Expected Results: The outputs of the WG should be:

-       Provide deployment process with details to advertise heterogeneous WNs.

-       Provide users with examples for matching a particular set of WNs.

-       Provide middleware development with shortfalls which make efficient utilization of WN resources difficult or impossible.

 

-       Security Policies

A set of documents should be approved:

-       VO Operations Policy. Final call” version (V1.5).
https://edms.cern.ch/document/853968/1

-       Pilot Jobs Policy. V0.3 (1st Oct 07). Policy on Grid Multi-User Pilot Jobs.
https://edms.cern.ch/document/855383/1

-       Logging and Traceability Policy. V1.6 of what was “Security Audit Requirements”.
https://edms.cern.ch/document/428037

 

And the future plans about security are:

-       Update old VO security policy documents

-       VO Security Policy

-       User registration and VO membership requirements

-       Update CA policy (to include new IGTF profile)

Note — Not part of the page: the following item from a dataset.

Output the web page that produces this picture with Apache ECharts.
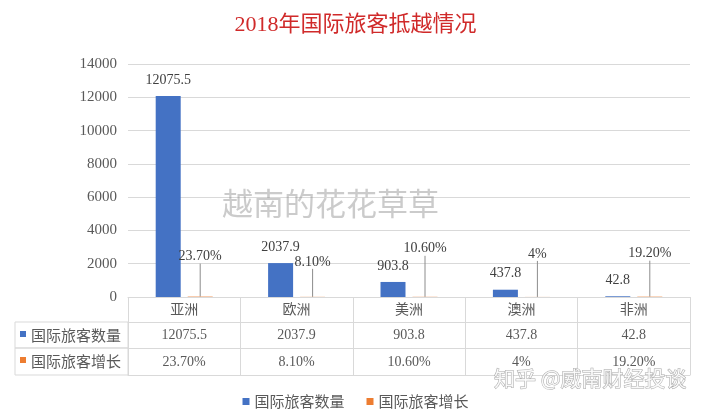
<!DOCTYPE html>
<html>
<head>
<meta charset="utf-8">
<script src="https://cdn.jsdelivr.net/npm/echarts@6/dist/echarts.min.js"></script>
<style>
  html, body { margin: 0; padding: 0; background: #fff; }
  #chart_1 { width: 711px; height: 412px; }
</style>
</head>
<body>
<div id="chart_1"></div>
<script>
var regions = ['亚洲', '欧洲', '美洲', '澳洲', '非洲'];
var visitors = [12075.5, 2037.9, 903.8, 437.8, 42.8];
var growth = [23.7, 8.1, 10.6, 4, 19.2];
var growthText = ['23.70%', '8.10%', '10.60%', '4%', '19.20%'];
var yTicks = [0, 2000, 4000, 6000, 8000, 10000, 12000, 14000];

// how far each growth label sits above its bar (px)
var growthLift = [33, 28, 41, 36, 36];

var serif = "'Liberation Serif', 'Noto Sans CJK SC', serif";
var cjk = "'Noto Sans CJK SC', sans-serif";
var gridColor = '#d9d9d9';
var textColor = '#595959';

var dom = document.getElementById('chart_1');
var myChart = echarts.init(dom);

function tableAxis(names, offset, tickLen, margin, showLine) {
	return {
		type: 'category',
		data: names,
		position: 'bottom',
		offset: offset,
		axisLine: { show: showLine !== false, lineStyle: { color: gridColor } },
		axisTick: { show: tickLen > 0, length: tickLen, lineStyle: { color: gridColor } },
		axisLabel: {
			show: names.length > 0,
			margin: margin,
			color: textColor,
			fontSize: 14,
			fontFamily: serif
		}
	};
}

var option = {
	backgroundColor: '#ffffff',
	title: {
		text: '2018年国际旅客抵越情况',
		left: 'center',
		top: 9,
		textStyle: {
			color: '#d02a2a',
			fontSize: 22,
			fontWeight: 'normal',
			fontFamily: serif
		}
	},
	legend: {
		top: 389,
		left: 'center',
		itemWidth: 7,
		itemHeight: 7,
		itemGap: 22,
		icon: 'rect',
		textStyle: { color: textColor, fontSize: 15, fontFamily: cjk },
		data: ['国际旅客数量', '国际旅客增长']
	},
	grid: { left: 128, right: 21, top: 64, height: 233 },
	xAxis: [
		tableAxis(regions, 0, 25, 6),
		tableAxis(visitors.map(String), 25, 26, 6),
		tableAxis(growthText, 51, 27, 7),
		tableAxis([], 78, 0, 0)
	],
	yAxis: {
		type: 'value',
		min: yTicks[0],
		max: yTicks[yTicks.length - 1],
		interval: 2000,
		axisLine: { show: false },
		axisTick: { show: false },
		splitLine: { lineStyle: { color: gridColor } },
		axisLabel: {
			color: textColor,
			fontSize: 15,
			fontFamily: serif,
			margin: 11,
			formatter: function (v) { return String(v); }
		}
	},
	graphic: [
		{ type: 'rect', shape: { x: 15, y: 322, width: 113, height: 26 },
		  style: { fill: 'none', stroke: gridColor } },
		{ type: 'rect', shape: { x: 15, y: 348, width: 113, height: 27 },
		  style: { fill: 'none', stroke: gridColor } },
		{ type: 'rect', shape: { x: 20, y: 331, width: 6, height: 6 }, style: { fill: '#4472c4' } },
		{ type: 'rect', shape: { x: 20, y: 357, width: 6, height: 6 }, style: { fill: '#ed7d31' } },
		{ type: 'text', x: 31, y: 335, style: { text: '国际旅客数量', fill: textColor, font: '15px ' + cjk, verticalAlign: 'middle' } },
		{ type: 'text', x: 31, y: 361, style: { text: '国际旅客增长', fill: textColor, font: '15px ' + cjk, verticalAlign: 'middle' } },
		{ type: 'text', x: 222, y: 203, z: 10,
		  style: { text: '越南的花花草草', fill: 'rgba(140,140,140,0.45)', font: '31px ' + cjk, verticalAlign: 'middle' } },
		{ type: 'text', x: 494, y: 378, z: 10,
		  style: { text: '知乎 @威南财经投谈', fill: 'rgba(255,255,255,0.85)', stroke: '#a8a8a8', lineWidth: 1,
		           font: '21px ' + cjk, verticalAlign: 'middle' } }
	],
	series: [
		{
			name: '国际旅客数量',
			type: 'bar',
			data: visitors,
			barWidth: 25,
			barGap: '28%',
			itemStyle: { color: '#4472c4' },
			label: {
				show: true,
				position: 'top',
				distance: 9,
				color: '#404040',
				fontSize: 14,
				fontFamily: serif
			}
		},
		{
			name: '国际旅客增长',
			type: 'bar',
			data: growth,
			barWidth: 25,
			itemStyle: { color: '#ed7d31' },
			label: {
				show: true,
				position: 'top',
				distance: 0,
				color: '#404040',
				fontSize: 14,
				fontFamily: serif,
				formatter: function (p) { return growthText[p.dataIndex]; }
			},
			labelLayout: function (p) {
				return { dy: -growthLift[p.dataIndex] };
			},
			labelLine: { show: true, lineStyle: { color: '#8c8c8c', width: 1 } }
		}
	]
};

myChart.setOption(option, true);
</script>
</body>
</html>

-       User-level accounting

 

-       Pilot Jobs

-       Reviewed the current progress. SCAS due in certification end of February (slipped).

-       Starting the Review of LHC Multi-User Pilot Job Frameworks. Mandate on this agenda and was just discussed earlier.

 

-       CCRC08

-       Introduced to the GDB< J.Shiers already reported about it.

 

-       Issues to Follow

-       GSSD Future

-       Storage Tokens

-       Pilot Jobs

-       Job Priority

 

8.    AOB

 

 

F.Hernandez asked which capacity is expected by the Tier-2 sites in April 2008.

I.Bird replied that in principle their 2008 pledges should be made available for April, just like for Tier-1 Sites.

 

9.    Summary of New Actions

 

The full Action List, current and past items, will be in this wiki page before next MB meeting.